Council also supports Fletcher Street Cottage (delivered by the Byron Community Centre) with the provision of a building which has become a hub for service delivery and a drop-in centre which addresses basic needs for people sleeping rough such as breakfasts, showers, laundry and connection to other services.

In addition, Council is doing everything it can to generate more affordable housing in our local area. We have introduced planning and development provisions that support affordable housing, such as rezoning of Council-owned land to enable this use, and implementation of the affordable housing contributions policy and scheme to support the development of permanent affordable and diverse housing. Council will continue advocate to return short term rental housing (STRA) to long-term rental options for the community and to limit its expansion in future.

Council seeks greater support from State Government to assist people sleeping rough, through a comprehensive approach including:

1. Multi-disciplinary Assertive Outreach Program

A multi-disciplinary and well-resourced assertive outreach program is needed to support people sleeping rough in Byron Shire.

As defined by NSW Department of Communities and Justice, “Assertive outreach is an evidence-based practice to combat street homelessness. Housing staff, specialist caseworkers and health professionals conduct patrols to proactively engage with people experiencing street homelessness and provide a pathway to stable long-term housing.”

A multi-disciplinary assertive outreach service has been funded by DCJ in Tweed Shire for several years and has resulted in health, social and housing outcomes for people sleeping rough.

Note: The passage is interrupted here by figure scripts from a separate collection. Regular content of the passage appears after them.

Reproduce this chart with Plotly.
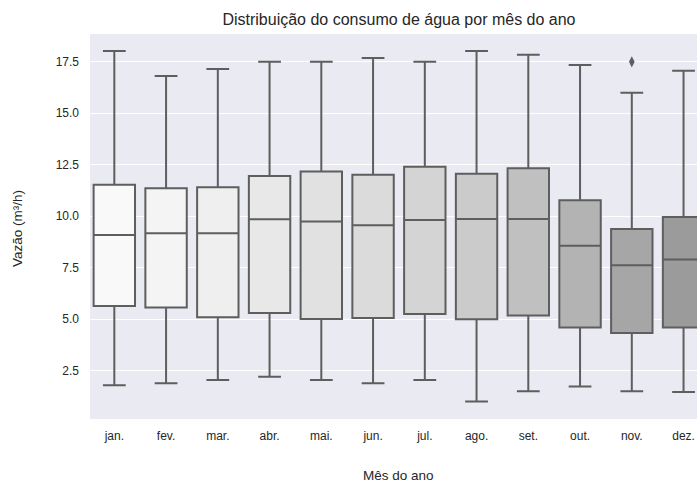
import plotly.graph_objects as go

# Monthly water flow distribution (m³/h): precomputed box statistics
months = ["jan.", "fev.", "mar.", "abr.", "mai.", "jun.",
          "jul.", "ago.", "set.", "out.", "nov.", "dez."]
lower_whisker = [1.79, 1.89, 2.04, 2.20, 2.04, 1.89, 2.04, 1.00, 1.50, 1.73, 1.50, 1.46]
q1 = [5.64, 5.57, 5.09, 5.30, 5.01, 5.05, 5.25, 4.99, 5.18, 4.60, 4.33, 4.60]
median = [9.09, 9.17, 9.17, 9.85, 9.74, 9.56, 9.82, 9.86, 9.86, 8.56, 7.62, 7.90]
q3 = [11.53, 11.36, 11.41, 11.95, 12.17, 12.01, 12.40, 12.06, 12.33, 10.78, 9.38, 9.96]
upper_whisker = [18.02, 16.81, 17.15, 17.50, 17.50, 17.69, 17.50, 18.03, 17.84, 17.35, 16.00, 17.06]
outlier_months = ["nov."]
outlier_values = [17.5]

fill_colors = ["#f9f9f9", "#f4f4f4", "#efefef", "#e8e8e8", "#e1e1e1", "#dbdbdb",
               "#d4d4d4", "#cbcbcb", "#c0c0c0", "#b3b3b3", "#a6a6a6", "#9b9b9b"]
line_gray = "#5e5e5e"
text_color = "#262626"
font_family = "Liberation Sans, Arial, sans-serif"

fig = go.Figure()
for i, m in enumerate(months):
    fig.add_trace(go.Box(
        x=[m],
        q1=[q1[i]], median=[median[i]], q3=[q3[i]],
        lowerfence=[lower_whisker[i]], upperfence=[upper_whisker[i]],
        fillcolor=fill_colors[i],
        line=dict(color=line_gray, width=2),
        width=0.8,
        whiskerwidth=0.55,
        boxpoints=False,
        showlegend=False,
        hoverinfo="skip",
    ))

fig.add_trace(go.Scatter(
    x=outlier_months, y=outlier_values, mode="markers",
    marker=dict(symbol="diamond-tall", size=8, color=line_gray,
                line=dict(width=0)),
    showlegend=False, hoverinfo="skip",
))

fig.update_layout(
    width=697, height=484,
    margin=dict(l=90, r=0, t=34, b=65),
    paper_bgcolor="white",
    plot_bgcolor="#eaeaf2",
    boxmode="overlay",
    font=dict(family=font_family, color=text_color, size=12),
    title=dict(
        text="Distribuição do consumo de água por mês do ano",
        x=0.509, xref="paper", xanchor="center",
        y=1 - 19 / 484, yref="container", yanchor="middle",
        font=dict(size=16, color=text_color),
    ),
    xaxis=dict(
        type="category",
        categoryorder="array", categoryarray=months,
        range=[-0.47, 11.26],
        showgrid=False, zeroline=False, showline=False,
        ticks="", ticklabelstandoff=8,
        tickfont=dict(size=12, color=text_color),
    ),
    yaxis=dict(
        range=[0.15, 18.85],
        tickvals=[2.5, 5.0, 7.5, 10.0, 12.5, 15.0, 17.5],
        ticktext=["2.5", "5.0", "7.5", "10.0", "12.5", "15.0", "17.5"],
        showgrid=True, gridcolor="white", gridwidth=1,
        zeroline=False, showline=False,
        ticks="", ticklabelstandoff=10,
        tickfont=dict(size=12, color=text_color),
    ),
    annotations=[
        dict(text="Mês do ano", xref="paper", yref="paper",
             x=0.509, y=-56 / 385, xanchor="center", yanchor="middle",
             showarrow=False, font=dict(size=13.5, color=text_color)),
        dict(text="Vazão (m³/h)", xref="paper", yref="paper",
             x=(17 - 90) / 607, y=(419 - 229) / 385, textangle=-90,
             xanchor="center", yanchor="middle",
             showarrow=False, font=dict(size=13.5, color=text_color)),
    ],
)

fig.write_html("out.html")
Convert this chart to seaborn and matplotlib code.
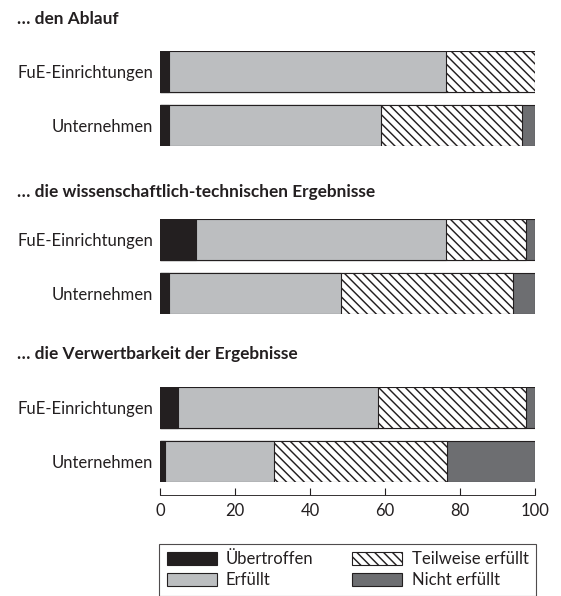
import numpy as np
import pandas as pd
import seaborn as sns
import matplotlib
matplotlib.use("Agg")
import matplotlib.pyplot as plt
from matplotlib.patches import Patch

# ---------------- data ----------------
groups = ["… den Ablauf",
          "… die wissenschaftlich-technischen Ergebnisse",
          "… die Verwertbarkeit der Ergebnisse"]
actors = ["FuE-Einrichtungen", "Unternehmen"]
categories = ["Übertroffen", "Erfüllt", "Teilweise erfüllt", "Nicht erfüllt"]
# order: (Ablauf: FuE, Unt), (wiss.-techn.: FuE, Unt), (Verwertbarkeit: FuE, Unt)
uebertroffen = [2.5, 2.5, 9.5, 2.5, 4.9, 1.2]
erfuellt = [73.7, 56.4, 66.7, 45.7, 53.3, 29.3]
teilweise = [23.8, 37.5, 21.3, 45.8, 39.4, 45.9]
nicht_erfuellt = [0.0, 3.6, 2.5, 6.0, 2.4, 23.6]
x_ticks = [0, 20, 40, 60, 80, 100]

colors = ["#231f20", "#bcbec0", "#ffffff", "#6d6e71"]
hatches = [None, None, "\\\\\\", None]

# ---------------- table ----------------
df = pd.DataFrame({
    "group": np.repeat(groups, 2),
    "actor": actors * 3,
    categories[0]: uebertroffen,
    categories[1]: erfuellt,
    categories[2]: teilweise,
    categories[3]: nicht_erfuellt,
})
cum = df[categories].cumsum(axis=1)
for c in categories:
    df["cum_" + c] = cum[c]

# ---------------- figure ----------------
DPI = 80
W, H = 561, 596
plt.rcParams["font.family"] = ["Lato", "DejaVu Sans"]
plt.rcParams["hatch.linewidth"] = 1.3
FS = 15
fig = plt.figure(figsize=(W / DPI, H / DPI), dpi=DPI)

x0, x1 = 160, 535
bar_tops = [51, 219, 387]
bar_span = 95
title_y = [19, 192, 354]
wbar = 0.77

for gi, g in enumerate(groups):
    top = bar_tops[gi]
    ax = fig.add_axes([x0 / W, 1 - (top + bar_span) / H, (x1 - x0) / W, bar_span / H])
    sub = df[df["group"] == g]
    for ci in reversed(range(len(categories))):
        c = categories[ci]
        n_before = len(ax.patches)
        sns.barplot(data=sub, x="cum_" + c, y="actor", order=actors, orient="h",
                    color=colors[ci], saturation=1, width=wbar,
                    edgecolor="#231f20", linewidth=1.0, ax=ax, errorbar=None)
        if hatches[ci]:
            for p in ax.patches[n_before:]:
                p.set_hatch(hatches[ci])
    ax.set_xlim(0, 100)
    ax.set_ylim(1 + wbar / 2, -wbar / 2)
    ax.set_xlabel("")
    ax.set_ylabel("")
    ax.set_facecolor("none")
    for s in ["top", "right", "left"]:
        ax.spines[s].set_visible(False)
    ax.tick_params(axis="y", length=0, pad=6, labelsize=FS, labelcolor="#231f20")
    if gi < 2:
        ax.spines["bottom"].set_visible(False)
        ax.set_xticks([])
    else:
        ax.spines["bottom"].set_position(("outward", 13 * 72 / DPI))
        ax.spines["bottom"].set_color("#231f20")
        ax.set_xticks(x_ticks)
        ax.set_xticklabels([str(t) for t in x_ticks])
        ax.tick_params(axis="x", direction="in", length=7 * 72 / DPI, width=1,
                       color="#231f20", pad=7, labelsize=FS, labelcolor="#231f20")
    fig.text(17 / W, 1 - title_y[gi] / H, g, ha="left", va="center",
             fontsize=15.5, fontweight="bold", color="#231f20")

handles = [Patch(facecolor=colors[i], edgecolor="#231f20", hatch=hatches[i],
                 linewidth=1.0, label=categories[i]) for i in range(4)]
leg = fig.legend(handles=handles, ncol=2, loc="upper left",
                 bbox_to_anchor=(159 / W, 1 - 544 / H, 377 / W, 0.0001),
                 mode="expand", frameon=True, fancybox=False, fontsize=FS,
                 handlelength=3.0, handleheight=0.85, handletextpad=0.55,
                 labelspacing=0.3, borderpad=0.45, borderaxespad=0)
leg.get_frame().set_edgecolor("#231f20")
leg.get_frame().set_linewidth(1.0)
for t in leg.get_texts():
    t.set_color("#231f20")

fig.savefig("out.png", dpi=DPI)
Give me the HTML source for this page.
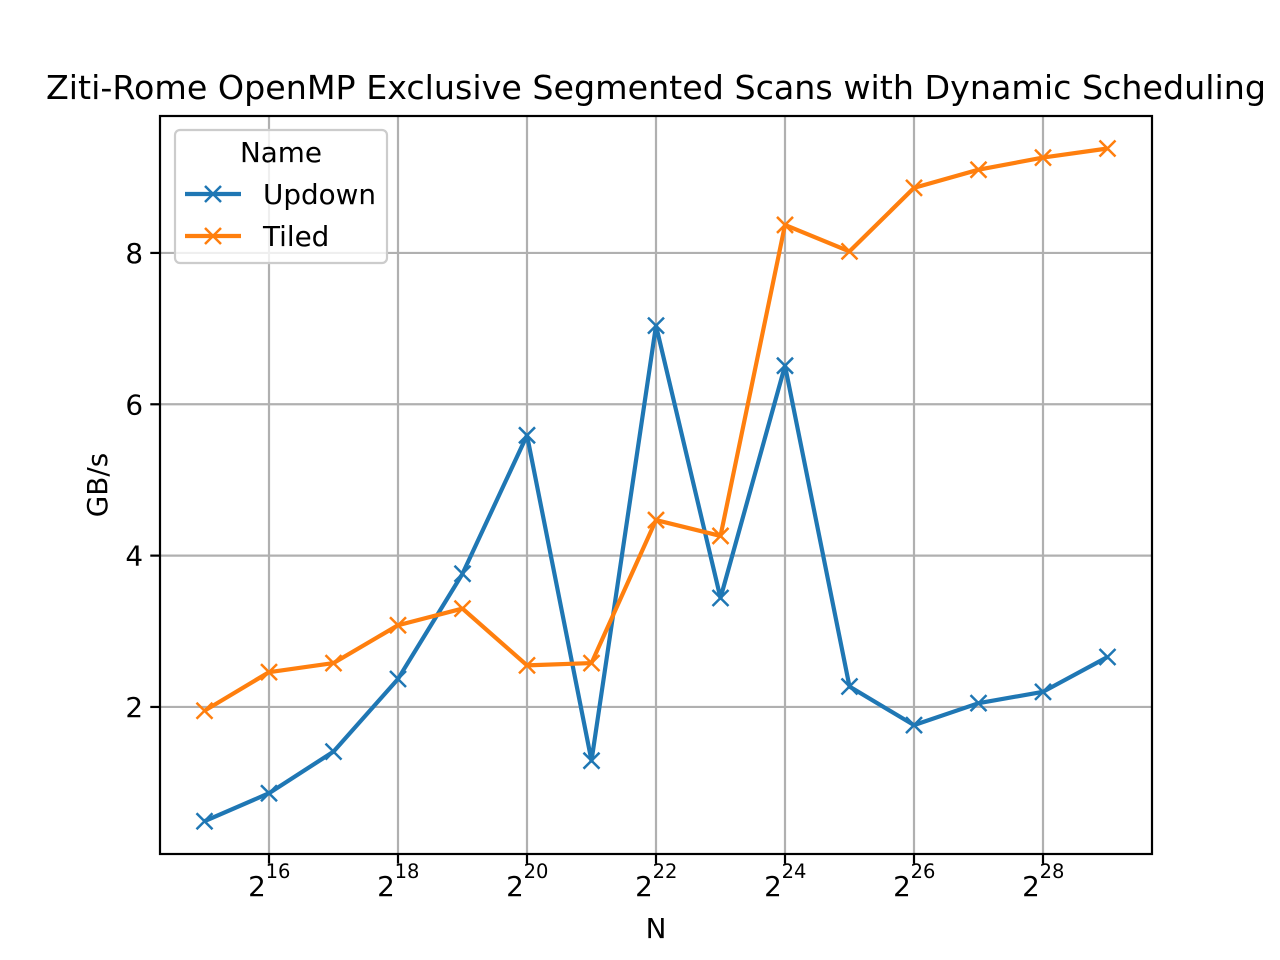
<!DOCTYPE html>
<html><head><meta charset="utf-8"><style>
html,body{margin:0;padding:0;background:#fff;}
svg{display:block;font-family:"DejaVu Sans","Liberation Sans",sans-serif;}
</style></head><body>
<svg id="chart" width="1280" height="960" viewBox="0 0 1280 960">
<rect x="0" y="0" width="1280" height="960" fill="#fff"/>
<text x="656" y="99" font-size="33.3" text-anchor="middle" fill="#000">Ziti-Rome OpenMP Exclusive Segmented Scans with Dynamic Scheduling</text>
<g id="grid"></g>
<g id="ticks"></g>
<g id="series"></g>
<rect x="160" y="116" width="992" height="738" fill="none" stroke="#000" stroke-width="2.2"/>
<text x="656" y="938" font-size="27.8" text-anchor="middle">N</text>
<text x="107" y="485" font-size="27.8" text-anchor="middle" transform="rotate(-90 107 485)">GB/s</text>
<g>
<rect x="175" y="130" width="212" height="133" rx="5" fill="#fff" fill-opacity="0.8" stroke="#ccc" stroke-width="2.2"/>
<text x="281" y="162" font-size="27.8" text-anchor="middle">Name</text>
<g>
<line x1="185" y1="194" x2="241" y2="194" stroke="#1f77b4" stroke-width="4.2"/>
<path d="M205,186 l16,16 M221,186 l-16,16" stroke="#1f77b4" stroke-width="2.5"/>
<text x="263" y="204" font-size="27.8">Updown</text></g>
<g>
<line x1="185" y1="236" x2="241" y2="236" stroke="#ff7f0e" stroke-width="4.2"/>
<path d="M205,228 l16,16 M221,228 l-16,16" stroke="#ff7f0e" stroke-width="2.5"/>
<text x="263" y="246" font-size="27.8">Tiled</text></g>
</g>
</svg>
<script>
const exponents=[15,16,17,18,19,20,21,22,23,24,25,26,27,28,29];
const updown=[0.49,0.86,1.41,2.37,3.76,5.59,1.29,7.04,3.44,6.51,2.27,1.76,2.05,2.20,2.66];
const tiled=[1.95,2.46,2.58,3.08,3.30,2.55,2.58,4.47,4.26,8.37,8.02,8.86,9.10,9.26,9.38];
const xTicks=[16,18,20,22,24,26,28];
const yTicks=[2,4,6,8];
const NS='http://www.w3.org/2000/svg';
const L=160,R=1152,T=116,B=854;
const xs=e=>269+(e-16)*64.5;
const ys=v=>858.3-v*75.67;
function mk(tag,attrs,parent){const el=document.createElementNS(NS,tag);for(const k in attrs)el.setAttribute(k,attrs[k]);parent.appendChild(el);return el;}
const grid=document.getElementById('grid'),ticks=document.getElementById('ticks'),series=document.getElementById('series');
xTicks.forEach(e=>{const x=xs(e);
 const g=mk('line',{x1:x,x2:x,y1:T,y2:B,stroke:'#b0b0b0','stroke-width':2.2},grid);
 
 
 mk('line',{x1:x,x2:x,y1:B,y2:B+9.7,stroke:'#000','stroke-width':2.2},ticks);
 const t=mk('text',{x:x-12,y:896,'font-size':27.8,'text-anchor':'middle'},ticks);
 
 
 t.textContent='2';
 const s=mk('text',{x:x+9,y:878,'font-size':19.5,'text-anchor':'middle'},ticks);
 
 
 s.textContent=String(e);
});
yTicks.forEach(v=>{const y=ys(v);
 const g=mk('line',{x1:L,x2:R,y1:y,y2:y,stroke:'#b0b0b0','stroke-width':2.2},grid);
 
 
 mk('line',{x1:L-9.7,x2:L,y1:y,y2:y,stroke:'#000','stroke-width':2.2},ticks);
 const t=mk('text',{x:L-17,y:y+10,'font-size':27.8,'text-anchor':'end'},ticks);
 
 
 t.textContent=String(v);
});
function draw(vals,color,name){
 const pts=exponents.map((e,i)=>[xs(e),ys(vals[i])]);
 const p=mk('polyline',{points:pts.map(p=>p.join(',')).join(' '),fill:'none',stroke:color,'stroke-width':4.2,'stroke-linejoin':'round'},series);
 
 
 pts.forEach(([x,y])=>{
  const m=mk('path',{d:`M${x-8},${y-8} l16,16 M${x+8},${y-8} l-16,16`,stroke:color,'stroke-width':2.5},series);
  
  
 });
}
draw(updown,'#1f77b4','updown');
draw(tiled,'#ff7f0e','tiled');
</script>
</body></html>
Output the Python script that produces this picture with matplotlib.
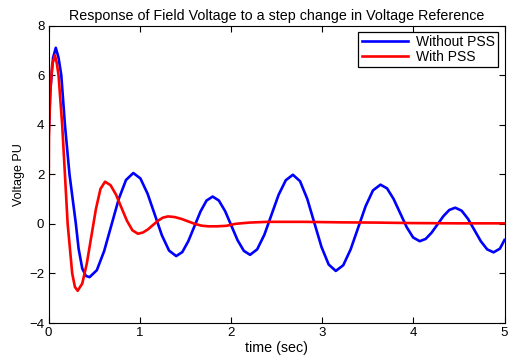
import matplotlib
matplotlib.use("Agg")
import matplotlib.pyplot as plt

plt.rcParams['font.family'] = ['Liberation Sans', 'DejaVu Sans']

title = "Response of Field Voltage to a step change in Voltage Reference"
xlabel = "time (sec)"
ylabel = "Voltage PU"
series_names = ["Without PSS", "With PSS"]

t_without = [0.0, 0.02, 0.05, 0.08, 0.11, 0.14, 0.18, 0.23, 0.265, 0.30, 0.33, 0.37, 0.41, 0.45,
             0.53, 0.61, 0.69, 0.77, 0.85, 0.93,
             1.008, 1.087, 1.165, 1.243, 1.322, 1.40,
             1.467, 1.533, 1.60, 1.667, 1.733, 1.80,
             1.868, 1.937, 2.005, 2.073, 2.142, 2.21,
             2.288, 2.367, 2.445, 2.523, 2.602, 2.68,
             2.758, 2.837, 2.915, 2.993, 3.072, 3.15,
             3.232, 3.313, 3.395, 3.477, 3.558, 3.64,
             3.712, 3.783, 3.855, 3.927, 3.998, 4.07,
             4.135, 4.20, 4.265, 4.33, 4.395, 4.46,
             4.53, 4.60, 4.67, 4.74, 4.81, 4.88,
             4.95, 5.0]
v_without = [3.5, 5.4, 6.7, 7.1, 6.7, 6.0, 4.0, 2.0, 1.0, 0.0, -1.0, -1.8, -2.1, -2.15,
             -1.87, -1.10, -0.05, 1.00, 1.77, 2.05,
             1.83, 1.21, 0.375, -0.46, -1.08, -1.3,
             -1.14, -0.70, -0.1, 0.5, 0.94, 1.1,
             0.94, 0.51, -0.075, -0.66, -1.09, -1.25,
             -1.03, -0.44, 0.365, 1.17, 1.76, 1.98,
             1.72, 1.01, 0.04, -0.93, -1.64, -1.9,
             -1.67, -1.03, -0.16, 0.71, 1.35, 1.58,
             1.43, 1.01, 0.44, -0.13, -0.55, -0.7,
             -0.61, -0.36, -0.025, 0.31, 0.56, 0.65,
             0.53, 0.20, -0.25, -0.70, -1.03, -1.15,
             -1.0, -0.65]

t_with = [0.0, 0.005, 0.02, 0.04, 0.07, 0.09, 0.11, 0.15, 0.18, 0.21, 0.26, 0.29, 0.32,
          0.37, 0.42, 0.47, 0.52, 0.57, 0.62,
          0.68, 0.74, 0.80, 0.86, 0.92, 0.98,
          1.035, 1.09, 1.145, 1.20, 1.255, 1.31,
          1.383, 1.457, 1.53, 1.603, 1.677, 1.75,
          1.85, 1.95, 2.05, 2.2, 2.4, 2.8, 3.2, 3.6, 4.0, 4.5, 5.0]
v_with = [0.0, 3.5, 5.3, 6.4, 6.8, 6.5, 6.0, 4.0, 2.0, 0.0, -2.0, -2.55, -2.7,
          -2.41, -1.6, -0.5, 0.6, 1.41, 1.7,
          1.56, 1.18, 0.65, 0.125, -0.26, -0.4,
          -0.35, -0.225, -0.05, 0.125, 0.25, 0.3,
          0.273, 0.2, 0.1, 0.0, -0.073, -0.1,
          -0.1, -0.08, 0.0, 0.05, 0.08, 0.08, 0.06, 0.05, 0.03, 0.02, 0.02]

xticks = [0, 1, 2, 3, 4, 5]
yticks = [-4, -2, 0, 2, 4, 6, 8]

fig = plt.figure(figsize=(5.08, 3.61), dpi=100)
ax = fig.add_axes([48.5 / 508, 1 - 323 / 361, 456 / 508, 297.5 / 361])

ax.plot(t_without, v_without, color=(0, 0, 1), lw=1.9, label=series_names[0])
ax.plot(t_with, v_with, color=(1, 0, 0), lw=1.9, label=series_names[1])

ax.set_xlim(0, 5)
ax.set_ylim(-4, 8)
ax.set_xticks(xticks)
ax.set_yticks(yticks)
ax.tick_params(direction='in', top=True, right=True, length=4, width=0.8,
               labelsize=9.5, pad=3)
for s in ax.spines.values():
    s.set_linewidth(0.8)

ax.set_title(title, fontsize=10.3, pad=4)
ax.set_xlabel(xlabel, fontsize=10.3, labelpad=1)
ax.set_ylabel(ylabel, fontsize=9, labelpad=3)

leg = ax.legend(loc='upper right', fontsize=10, frameon=True, fancybox=False,
                borderaxespad=0.45, handlelength=3.3, handletextpad=0.6,
                borderpad=0.25, labelspacing=0.05)
leg.get_frame().set_edgecolor('black')
leg.get_frame().set_linewidth(0.9)
leg.get_frame().set_alpha(1)

fig.savefig("out.png", dpi=100)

The anticipated 2023 Street Count results warrant the same level of resourcing for Byron Shire. I urge State Government to act in accordance with their own Street Count numbers.

Any assertive outreach program designed for Byron Shire must also consider our limited human services sector, including limited services for people and families experiencing domestic violence, Aboriginal people and youth. These, too, should be expanded to ensure assertive outreach clients are well supported in their community.

2. Housing Solutions

Assertive Outreach is only successful when there is sufficient access to temporary supported accommodation, supported transitional housing and long-term housing options. Without housing, assertive outreach has only a limited impact, and people sleeping rough end up back on the street.

We require a Housing First model which prioritizes access to permanent housing for people sleeping rough. In safe and stable housing, people have the security needed to stabilise their lives, improve their mental and physical health, and reconnect with the service system.

Importantly, housing solutions must be in our own Shire. Moving our community members to other areas separates them from families, friends and important service provider relationships. This is not an acceptable trade-off for many people. We have next to no suitable housing in place and only recently some of our few options were sold off by the State Government.

We need innovative solutions that address our local market factors, prioritize social and affordable housing initiatives, and involve collaboration between state and local government, homelessness service providers and other partners.